§ **What needs to be done**
Leave the pictures out, and retype all of the material exactly as written.

─── Available data ───

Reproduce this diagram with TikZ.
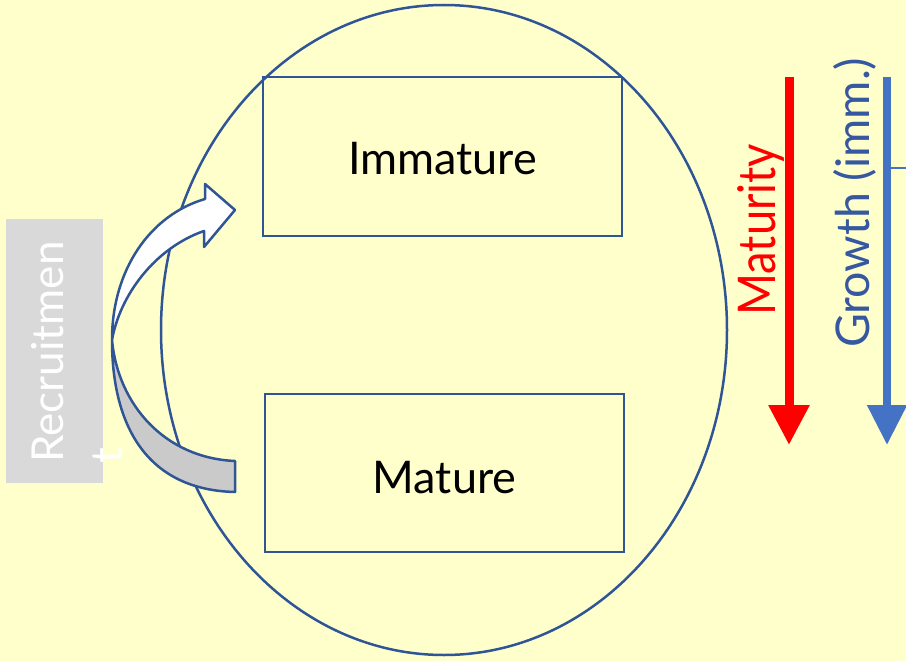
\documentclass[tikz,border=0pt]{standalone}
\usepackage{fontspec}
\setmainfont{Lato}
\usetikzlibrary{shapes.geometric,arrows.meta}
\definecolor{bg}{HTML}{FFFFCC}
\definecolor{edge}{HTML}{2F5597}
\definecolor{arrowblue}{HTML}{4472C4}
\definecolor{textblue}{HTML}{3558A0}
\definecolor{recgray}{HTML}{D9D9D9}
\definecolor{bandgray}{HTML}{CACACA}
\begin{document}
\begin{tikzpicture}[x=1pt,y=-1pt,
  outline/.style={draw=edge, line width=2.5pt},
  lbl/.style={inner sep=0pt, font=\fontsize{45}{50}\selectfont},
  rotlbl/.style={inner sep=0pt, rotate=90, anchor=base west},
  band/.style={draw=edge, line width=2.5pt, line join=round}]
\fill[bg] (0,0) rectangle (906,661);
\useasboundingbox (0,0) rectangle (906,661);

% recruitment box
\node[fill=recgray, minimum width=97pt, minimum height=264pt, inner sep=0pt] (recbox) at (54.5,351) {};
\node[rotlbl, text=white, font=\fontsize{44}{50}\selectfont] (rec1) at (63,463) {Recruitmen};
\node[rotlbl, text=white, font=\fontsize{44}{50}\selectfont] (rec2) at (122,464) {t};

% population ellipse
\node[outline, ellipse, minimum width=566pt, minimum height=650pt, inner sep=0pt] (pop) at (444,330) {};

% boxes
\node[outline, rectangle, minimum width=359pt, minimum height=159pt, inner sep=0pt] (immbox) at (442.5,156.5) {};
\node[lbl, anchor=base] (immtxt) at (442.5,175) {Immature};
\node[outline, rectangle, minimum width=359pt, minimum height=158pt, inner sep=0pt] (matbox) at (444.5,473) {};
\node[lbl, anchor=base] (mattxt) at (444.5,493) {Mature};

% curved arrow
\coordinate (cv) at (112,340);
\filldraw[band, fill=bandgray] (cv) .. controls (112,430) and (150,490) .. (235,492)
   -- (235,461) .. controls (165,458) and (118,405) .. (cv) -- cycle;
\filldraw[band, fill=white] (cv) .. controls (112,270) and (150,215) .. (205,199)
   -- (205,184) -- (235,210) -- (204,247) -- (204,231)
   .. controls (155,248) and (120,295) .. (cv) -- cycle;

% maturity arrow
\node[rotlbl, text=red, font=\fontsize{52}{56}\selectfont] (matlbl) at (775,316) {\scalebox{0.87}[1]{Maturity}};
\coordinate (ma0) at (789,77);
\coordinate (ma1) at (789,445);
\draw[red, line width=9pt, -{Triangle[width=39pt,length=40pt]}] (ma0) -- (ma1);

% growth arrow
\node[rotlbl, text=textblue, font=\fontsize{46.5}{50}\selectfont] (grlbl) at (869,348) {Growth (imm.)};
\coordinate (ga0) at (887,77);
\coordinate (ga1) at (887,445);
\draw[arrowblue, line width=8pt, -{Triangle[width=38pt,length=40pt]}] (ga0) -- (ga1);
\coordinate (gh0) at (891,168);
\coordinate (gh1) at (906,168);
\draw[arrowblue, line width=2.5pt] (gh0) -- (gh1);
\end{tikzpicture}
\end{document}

───

§ **Correct result**
Reproduce this diagram with TikZ.
\documentclass[tikz,border=0pt]{standalone}
\usepackage{fontspec}
\setmainfont{Lato}
\usetikzlibrary{shapes.geometric,arrows.meta}
\definecolor{bg}{HTML}{FFFFCC}
\definecolor{edge}{HTML}{2F5597}
\definecolor{arrowblue}{HTML}{4472C4}
\definecolor{textblue}{HTML}{3558A0}
\definecolor{recgray}{HTML}{D9D9D9}
\definecolor{bandgray}{HTML}{CACACA}
\begin{document}
\begin{tikzpicture}[x=1pt,y=-1pt,
  outline/.style={draw=edge, line width=2.5pt},
  lbl/.style={inner sep=0pt, font=\fontsize{45}{50}\selectfont},
  rotlbl/.style={inner sep=0pt, rotate=90, anchor=base west},
  band/.style={draw=edge, line width=2.5pt, line join=round}]
\fill[bg] (0,0) rectangle (906,661);
\useasboundingbox (0,0) rectangle (906,661);

% recruitment box
\node[fill=recgray, minimum width=97pt, minimum height=264pt, inner sep=0pt] (recbox) at (54.5,351) {};
\node[rotlbl, text=white, font=\fontsize{44}{50}\selectfont] (rec1) at (63,463) {Recruitmen};
\node[rotlbl, text=white, font=\fontsize{44}{50}\selectfont] (rec2) at (122,464) {t};

% population ellipse
\node[outline, ellipse, minimum width=566pt, minimum height=650pt, inner sep=0pt] (pop) at (444,330) {};

% boxes
\node[outline, rectangle, minimum width=359pt, minimum height=159pt, inner sep=0pt] (immbox) at (442.5,156.5) {};
\node[lbl, anchor=base] (immtxt) at (442.5,175) {Immature};
\node[outline, rectangle, minimum width=359pt, minimum height=158pt, inner sep=0pt] (matbox) at (444.5,473) {};
\node[lbl, anchor=base] (mattxt) at (444.5,493) {Mature};

% curved arrow
\coordinate (cv) at (112,340);
\filldraw[band, fill=bandgray] (cv) .. controls (112,430) and (150,490) .. (235,492)
   -- (235,461) .. controls (165,458) and (118,405) .. (cv) -- cycle;
\filldraw[band, fill=white] (cv) .. controls (112,270) and (150,215) .. (205,199)
   -- (205,184) -- (235,210) -- (204,247) -- (204,231)
   .. controls (155,248) and (120,295) .. (cv) -- cycle;

% maturity arrow
\node[rotlbl, text=red, font=\fontsize{52}{56}\selectfont] (matlbl) at (775,316) {\scalebox{0.87}[1]{Maturity}};
\coordinate (ma0) at (789,77);
\coordinate (ma1) at (789,445);
\draw[red, line width=9pt, -{Triangle[width=39pt,length=40pt]}] (ma0) -- (ma1);

% growth arrow
\node[rotlbl, text=textblue, font=\fontsize{46.5}{50}\selectfont] (grlbl) at (869,348) {Growth (imm.)};
\coordinate (ga0) at (887,77);
\coordinate (ga1) at (887,445);
\draw[arrowblue, line width=8pt, -{Triangle[width=38pt,length=40pt]}] (ga0) -- (ga1);
\coordinate (gh0) at (891,168);
\coordinate (gh1) at (906,168);
\draw[arrowblue, line width=2.5pt] (gh0) -- (gh1);
\end{tikzpicture}
\end{document}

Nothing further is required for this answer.